Die Befürworter der Gesamtschule hofften auf mehr Chancengerechtigkeit durch diese Schulform. SPD-Politikerin Sigrid Klösges — von Bewunderern als "Mutter der Gesamtschule" gefeiert — begründete ihren Kampf für die Gesamtschule mit einem Argument, das weit in die Zukunft wies: "Viele Eltern haben doch echte Probleme, ihren Kindern bei den Hausaufgaben zu helfen. In der Gesamtschule haben sie damit so gut wie nichts am Hut. Nachmittags wird in der Schule geübt". Gesamtschulgegner wie die CDU-Politikerin Annemarie Schraps wiederum waren empört über die Bevorzugung der neuen Schulform: Der Ganztag galt als politisch gewollter strategischer Vorteil für die Gesamtschule.

Wie viel pädagogische Hoffnung, ja Heilungs- und Heilsversprechen an die Gesamtschule geknüpft waren, zeigen Worte des ersten Direktors der Gesamtschule Kaiserplatz, Klaus Neubacher. Gefragt, warum er vom Gymnasium Horkesgath an die neue Gesamtschule wechselt, sagte er — seine Schüler mit Gefäßen vergleichend: "Ich gehe zu Krügen, die Sprünge haben. Ich glaube, ich habe Kraft genug zu kleben, zu flicken, zusammenzufügen. Menschen sind wie Gefäße, mit denen man gefühlvoll umgehen muss."
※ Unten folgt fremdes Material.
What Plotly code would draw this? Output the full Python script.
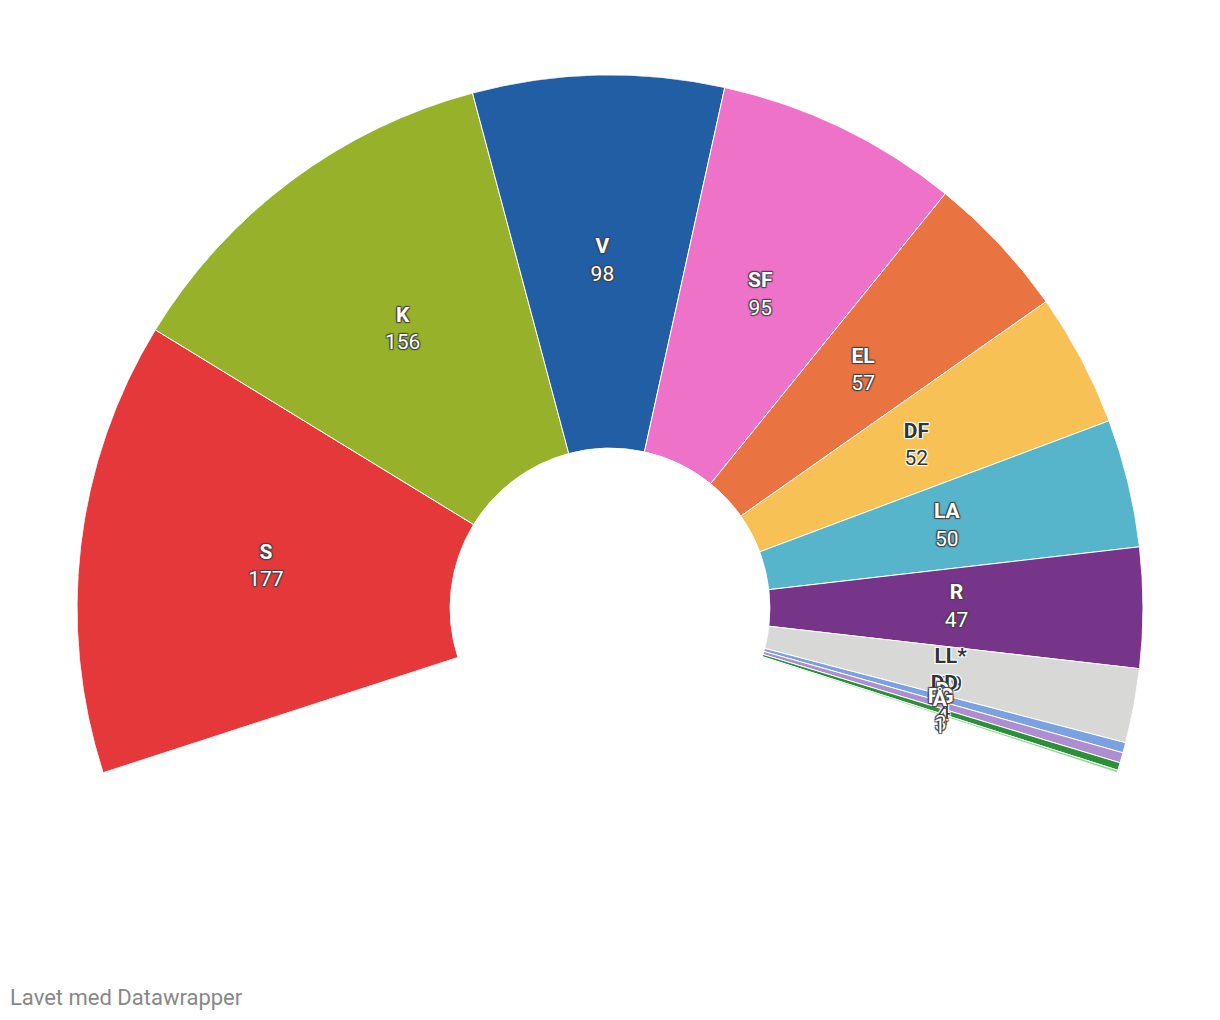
import plotly.graph_objects as go

# Mandater pr. parti
partier = ["S", "K", "V", "SF", "EL", "DF", "LA", "R", "LL*", "DD", "D", "FG", "Å"]
mandater = [177, 156, 98, 95, 57, 52, 50, 47, 29, 4, 4, 3, 1]
farver = ["#e4383a", "#97b22a", "#215ea3", "#ee73c8", "#ea7441", "#f8c155",
          "#57b5cb", "#773589", "#d8d8d6", "#7aa2e0", "#ae8ed0", "#2d8f3a", "#8fd88f"]
tekstfarver = ["#ffffff", "#ffffff", "#ffffff", "#ffffff", "#ffffff", "#333333",
               "#ffffff", "#ffffff", "#333333", "#333333", "#ffffff", "#ffffff", "#ffffff"]

# Buen går fra -18 til 198 grader
SPAN = 216.0
total = sum(mandater)
grader = [m * SPAN / total for m in mandater]
midter = []
acc = 0
for g in grader:
    midter.append(acc + g / 2)
    acc += g

fig = go.Figure()

fig.add_trace(go.Barpolar(
    r=[1] * len(mandater),
    theta=midter,
    width=grader,
    base=0,
    marker=dict(color=farver, line=dict(color="white", width=1)),
    hoverinfo="skip",
))

fig.add_trace(go.Scatterpolar(
    r=[0.5] * len(mandater),
    theta=midter,
    mode="text",
    text=[f"<b>{p}</b><br>{m}" for p, m in zip(partier, mandater)],
    textfont=dict(family="Roboto", size=21, color=tekstfarver, shadow="auto"),
    hoverinfo="skip",
))

# siden har 8px kant i browseren
W, H = 1220, 1020
fig.update_layout(
    width=W,
    height=H,
    margin=dict(l=0, r=0, t=0, b=0),
    paper_bgcolor="white",
    plot_bgcolor="white",
    showlegend=False,
    font=dict(family="Roboto"),
    polar=dict(
        domain=dict(x=[69 / W, 1135 / W], y=[1 - 764.7 / H, 1 - 67 / H]),
        sector=[-18, 198],
        hole=0.30,
        bgcolor="white",
        radialaxis=dict(range=[0, 1], visible=False),
        angularaxis=dict(rotation=198, direction="clockwise", visible=False),
    ),
)

fig.add_annotation(
    x=0, y=1 - 989 / H, xref="paper", yref="paper",
    xanchor="left", yanchor="middle",
    text="Lavet med Datawrapper", showarrow=False,
    font=dict(family="Roboto", size=22, color="#888888"),
)

fig.write_html("out.html")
Und in einer Schulbroschüre schwärmte er: "Unsere Kinder, das fällt immer wieder auf, machen keinen bedrückten Eindruck." Es fiel demselben Klaus Neubacher schwer, in der pädagogischen Ebene des Alltags anzukommen. Als 1998 eine Studie des Max-Planck-Instituts für Furore sorgte, wonach der Gesamtschule schwächere Leistungsstände als anderen Schulformen attestiert wurden, tat Neubacher das als "Kulturkampf" ab.

Alles Schnee von gestern. Die CDU hat ihren Frieden mit der Gesamtschule gemacht. Und die Gesamtschulen stellen sich in Zeiten des Zentralabiturs dem Bildungswettbewerb — mit ordentlichen Werten, die allerdings im Landesschnitt hinter dem Gymnasium liegen. 2007 stellte sich nach dem ersten Zentralabitur von NRW heraus, dass an Gesamtschulen die Vornoten stärker von den Prüfungsnoten abwichen als an Gymnasien — die Schüler waren demnach zu gut vorzensiert.
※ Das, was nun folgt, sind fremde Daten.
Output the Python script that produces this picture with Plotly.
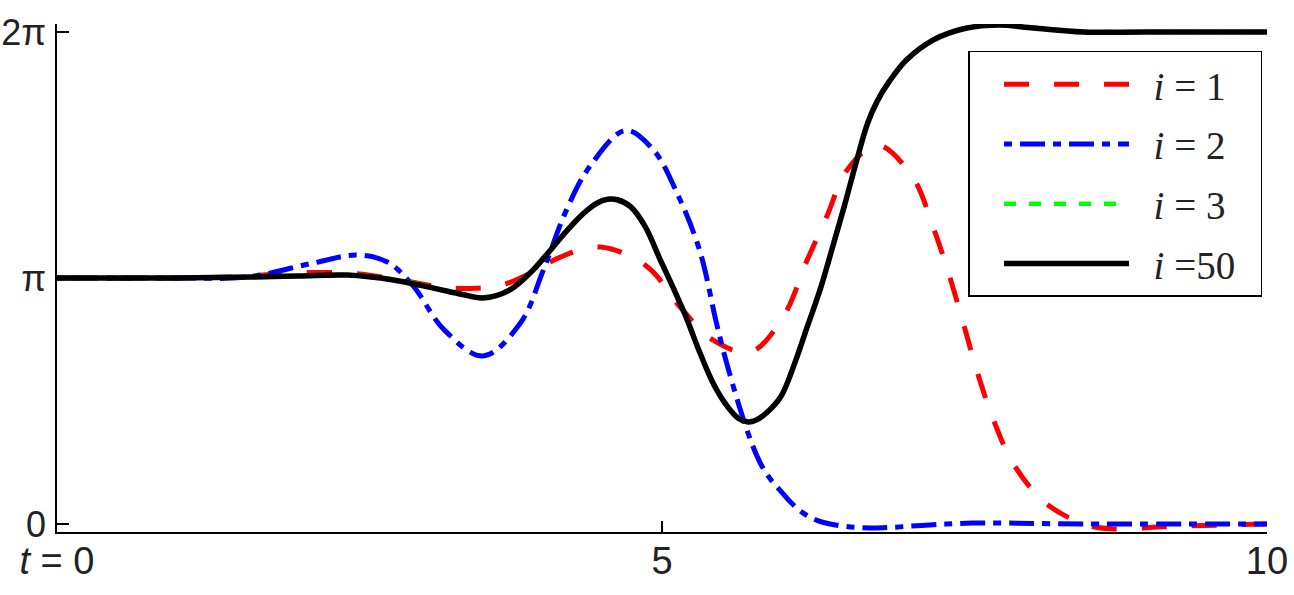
import plotly.graph_objects as go

# time axis values and phase values (in units of pi)
t_i1 = [0, 1.0, 1.5, 1.93, 2.4, 2.8, 3.17, 3.45, 3.7, 3.93, 4.16, 4.49, 4.88, 5.15, 5.42, 5.73,
        6.0, 6.2, 6.36, 6.53, 6.78, 7.07, 7.24, 7.36, 7.49, 7.6, 7.74, 7.9, 8.17, 8.51, 8.73, 9.2, 10]
y_i1 = [1.0, 1.0, 1.005, 1.02, 1.02, 0.995, 0.963, 0.958, 0.975, 1.024, 1.085, 1.126, 1.045, 0.882,
        0.748, 0.699, 0.841, 1.073, 1.248, 1.439, 1.541, 1.411, 1.207, 1.033, 0.817, 0.626, 0.423,
        0.248, 0.085, -0.004, -0.02, -0.01, 0.0]

t_i2 = [0, 1.0, 1.57, 2.12, 2.48, 2.73, 2.94, 3.2, 3.52, 3.83, 4.02, 4.21, 4.4, 4.7, 4.93, 5.12,
        5.31, 5.45, 5.535, 5.7, 5.81, 5.9, 5.975, 6.07, 6.165, 6.28, 6.39, 6.6, 6.78, 7.21, 7.57,
        8.5, 10]
y_i2 = [1.0, 1.0, 1.004, 1.061, 1.093, 1.065, 0.97, 0.789, 0.683, 0.817, 1.033, 1.276, 1.451, 1.6,
        1.52, 1.35, 1.114, 0.817, 0.653, 0.385, 0.25, 0.18, 0.138, 0.085, 0.045, 0.015, 0.0, -0.014,
        -0.016, -0.004, 0.004, 0.0, 0.0]

t_i3 = [0, 1.0, 1.6, 2.0, 2.4, 2.78, 3.11, 3.35, 3.52, 3.74, 3.93, 4.02, 4.10, 4.21, 4.30, 4.38,
        4.47, 4.55, 4.63, 4.74, 4.86, 4.98, 5.09, 5.2, 5.31, 5.43, 5.54, 5.63, 5.71, 5.78, 5.86,
        5.98, 6.1, 6.2, 6.31, 6.41, 6.51, 6.61, 6.70, 6.78, 6.88, 7.02, 7.24, 7.52, 7.79, 8.07,
        8.48, 9.0, 10]
y_i3 = [1.0, 1.0, 1.004, 1.008, 1.012, 0.994, 0.961, 0.935, 0.921, 0.953, 1.032, 1.082, 1.128,
        1.192, 1.24, 1.277, 1.308, 1.322, 1.32, 1.292, 1.212, 1.082, 0.965, 0.842, 0.702, 0.567,
        0.48, 0.432, 0.417, 0.425, 0.452, 0.518, 0.66, 0.803, 0.96, 1.128, 1.3, 1.482, 1.632,
        1.722, 1.802, 1.888, 1.969, 2.018, 2.03, 2.018, 2.002, 2.0, 2.0]

t_i50 = [0, 1.0, 1.6, 2.0, 2.4, 2.78, 3.11, 3.35, 3.52, 3.74, 3.93, 4.02, 4.10, 4.21, 4.30, 4.38,
         4.47, 4.55, 4.63, 4.74, 4.86, 4.98, 5.09, 5.2, 5.31, 5.43, 5.54, 5.63, 5.71, 5.78, 5.86,
         5.98, 6.1, 6.2, 6.31, 6.41, 6.51, 6.61, 6.70, 6.78, 6.88, 7.02, 7.24, 7.52, 7.79, 8.07,
         8.48, 9.0, 10]
y_i50 = [1.0, 1.0, 1.004, 1.008, 1.012, 0.992, 0.959, 0.933, 0.919, 0.951, 1.03, 1.08, 1.126,
         1.19, 1.238, 1.275, 1.306, 1.320, 1.318, 1.29, 1.21, 1.08, 0.963, 0.84, 0.70, 0.565,
         0.478, 0.43, 0.415, 0.423, 0.45, 0.516, 0.658, 0.801, 0.958, 1.126, 1.298, 1.48, 1.63,
         1.72, 1.80, 1.886, 1.967, 2.016, 2.028, 2.016, 2.0, 2.0, 2.0]

x_tickvals = [0, 5, 10]
x_ticktext = ["<i>t</i> = 0", "5", "10"]
y_tickvals = [0, 1, 2]
y_ticktext = ["0", "π", "2π"]

pad = "\u00a0\u00a0"
names = [pad + "<i>i</i> = 1" + pad, pad + "<i>i</i> = 2" + pad,
         pad + "<i>i</i> = 3" + pad, pad + "<i>i</i> =50" + pad]

fig = go.Figure()
fig.add_trace(go.Scatter(x=t_i1, y=y_i1, mode="lines", name=names[0], legendgroup="a",
                         line=dict(color="#ff0000", width=5, dash="25px,25px", shape="spline")))
fig.add_trace(go.Scatter(x=t_i2, y=y_i2, mode="lines", name=names[1], legendgroup="b",
                         line=dict(color="#0000ff", width=5, dash="8px,8px,25px,8px", shape="spline")))
fig.add_trace(go.Scatter(x=t_i3, y=y_i3, mode="lines", name=names[2], legendgroup="c",
                         line=dict(color="#00ff00", width=4.5, dash="12px,13px", shape="spline")))
fig.add_trace(go.Scatter(x=t_i50, y=y_i50, mode="lines", name=names[3], legendgroup="d",
                         line=dict(color="#000000", width=5.5, shape="spline")))

x_font = dict(family="Liberation Sans, Arial, sans-serif", size=38, color="#222222")
y_font = dict(family="Liberation Sans, Arial, sans-serif", size=36, color="#222222")

fig.update_layout(
    width=1294, height=595,
    margin=dict(l=57, r=27, t=24, b=63, autoexpand=False),
    plot_bgcolor="white", paper_bgcolor="white",
    showlegend=True,
    legend=dict(
        x=0.9959, y=0.9469, xanchor="right", yanchor="top",
        bgcolor="white", bordercolor="black", borderwidth=1.5,
        font=dict(family="Liberation Serif, Times New Roman, serif", size=39, color="#222222"),
        itemwidth=125, tracegroupgap=6,
        title=dict(text="\u00a0\u00a0", side="left",
                   font=dict(family="Liberation Serif, Times New Roman, serif", size=39)),
    ),
    xaxis=dict(
        range=[0, 10], tickvals=x_tickvals, ticktext=x_ticktext,
        showline=True, linecolor="black", linewidth=1.5,
        ticks="inside", ticklen=11, tickwidth=1.5, tickcolor="black",
        showgrid=False, zeroline=False, tickfont=x_font, automargin=False,
        ticklabelstandoff=-5,
    ),
    yaxis=dict(
        range=[-0.0325, 2.0325], tickvals=y_tickvals, ticktext=y_ticktext,
        showline=True, linecolor="black", linewidth=1.5,
        ticks="inside", ticklen=12, tickwidth=1.5, tickcolor="black",
        showgrid=False, zeroline=False, tickfont=y_font, automargin=False,
        ticklabelstandoff=2,
    ),
)

# remove the default page margin so the figure sits at the window origin
fig.write_html("out.html", config={"displayModeBar": False},
               post_script="document.body.style.margin='0';")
Der Abitur-Schnitt an Gesamtschulen lag 2007 bei 2,86 und an Gymnasien bei 2,6; NRW-Schulministerin Barbara Sommer (CDU) würdigte die Arbeit der Gesamtschulen ausdrücklich anerkennend. Es war klar: Das Abendland würde durch die Gesamtschule weder untergehen noch erlöst werden vom Bösen und Traurigen alles Asozialen und Bildungsfernen.

Kaiserplatz mit exzellentem Ruf

Und heute? Die Gesamtschule Kaiserplatz hat einen exzellenten Ruf, räumt Preise ab und macht mit vielen Aktionen von sich reden. Eine gute Schule eben. Hat sich der Schulkampf also gelohnt?
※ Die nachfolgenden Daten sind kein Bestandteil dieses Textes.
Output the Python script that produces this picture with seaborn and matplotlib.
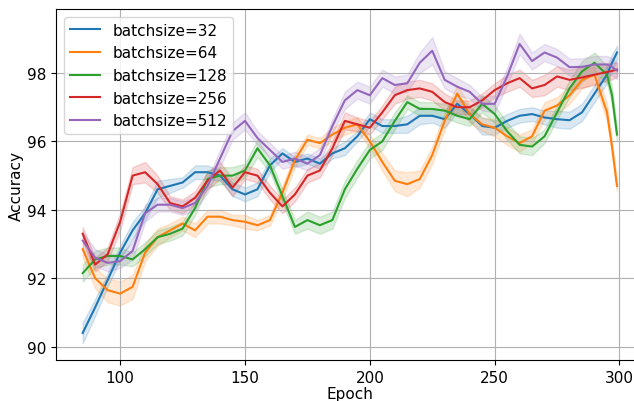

Im Ganzen darf man sagen: nein. Immer noch beherrschen ähnliche Schlagworte wie vor 25 Jahren die Bildungspolitik: fordern und fördern, kein Kind darf verloren gehen. Und Deutschland hat immer noch ein Problem: Es gibt zu viele Kinder aus bildungsfernen Familien, die in der Schule scheitern. Die unter Schmerzen und Kämpfen eingeführte Gesamtschule ist gerade dabei, den Status als Lieblingskind der Linken zu verlieren — die neue Hoffnung von SPD und Grünen heißt Gemeinschaftsschule.

Die Geschichte der Gesamtschule am Kaiserplatz zeigt vielleicht unterm Strich einfach dies: Wo gute, fachlich versierte Lehrer sind, entsteht eine gute, fachlich versierte Schule, die gute, fachlich versierte Schüler ausbildet.